Toujours donner le lieu d’où l’on parle : je ne suis nullement climato-sceptique. L’âge aidant, j’ai eu le temps d’observer que les hivers rigoureux – en France pour ne parler que de notre pays – étaient de plus en plus espacés et que les étés caniculaires étaient de plus en plus rapprochés. J’ai eu également la possibilité d’observer, en effectuant à de nombreuses reprises, autour de 1985, la randonnée pour moi mythique du Glacier blanc, que celui-ci reculait annuellement de 50 à 60 mètres.
Ainsi donc, en juillet 1947, il fit 40°4 à Paris. Mes parents, qui se marièrent en ce beau mois dans le nord de la France, ont dû sentir passer la chaleur, bien plus accablante qu’à Alger ou Ajaccio. Mais lorsque je naquis en mai 1948, le printemps pourri annonçait un été encore plus pourri, limite froid.
Ne me demandez pas d’expliquer les aberrations climatiques, qui ne datent pas d’hier apparemment. Je n’ai aucune compétence en la matière. Mais je me souviens, par exemple, très nettement, de l’hiver 1970. Il neigea de manière très inhabituelle à Poitiers où il fit -11° début janvier, avant un redoux exceptionnel en février. Á Val d’Isère, le chalet de l’UCPA fut enseveli par une avalanche. On compta 39 morts. Au même moment, venue de Belgique et du nord du pays, une tempête d’une extrême violence balaya des régions entières. Le vent avait une force telle que des vaches se retrouvèrent au sommet d’arbres. Mars et début avril connurent des giboulées comme personne n’avait vues de son vivant. Mi-avril, il fit 25 degrés en pays de Loire. La fonte des neiges provoqua des glissements de terrain en montagne. Le sanatorium du plateau d’Assy s’effondra et 71 personnes dont 56 enfants périrent dans leur lit. Pour beaucoup, sans se rendre compte de quoi que ce soit.

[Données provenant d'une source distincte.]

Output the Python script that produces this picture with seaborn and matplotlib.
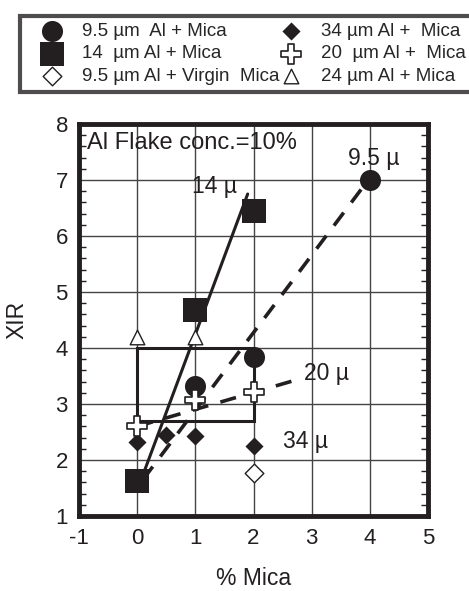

Il se trouve qu’au début des années 1980, il y a donc 40 ans, j’enseignais à l’Université nationale de Côte d’Ivoire, à Abidjan où il n’a jamais fait froid, et que j’avais pour amis et collègues une joyeuse bande de physiciens de l’atmosphère. De météorologues, pour parler simplement. Ils étaient tous bardés de doctorats divers et variés et étudiaient, de manière très pointue, des phénomènes climatiques dans la région.
On parlait déjà à l’époque de réchauffement, de l’effet de serre (greenhouse effect, comme on disait dans les publications scientifiques), de fonte de la calotte polaire (l’arctique, en attendant pire). Me souvenant qu’une des causes de la Révolution française était que, des dizaines d’années durant, le peuple avait crevé de faim en raison, tantôt d’hivers glaciaux, tantôt d’hivers pourris, je leur demandai un jour si le réchauffement était structurel ou conjoncturel. Ils étaient six ou sept devant moi et j’obtins six ou sept réponses différentes : du conjoncturel péremptoire au structurel accablé.
Nous étions fin juin et je leur posai une question de rattrapage : qu’elles étaient leurs prévisions pour l’été dans le nord de la France ? Ils me répondirent qu’ils étaient capables de prévoir le temps à cinq jours avec 95% de réussite. Au-delà, il fallait s’en remettre aux prévisions de la grenouille d’Albert Simon à Europe 1. C’est dire que, pour eux, les prévisionnistes à un ou deux mois étaient des foutriquets. Ils prévoiraient aujourd’hui, grâce aux progrès scientifiques, à dix jours. Pas plus.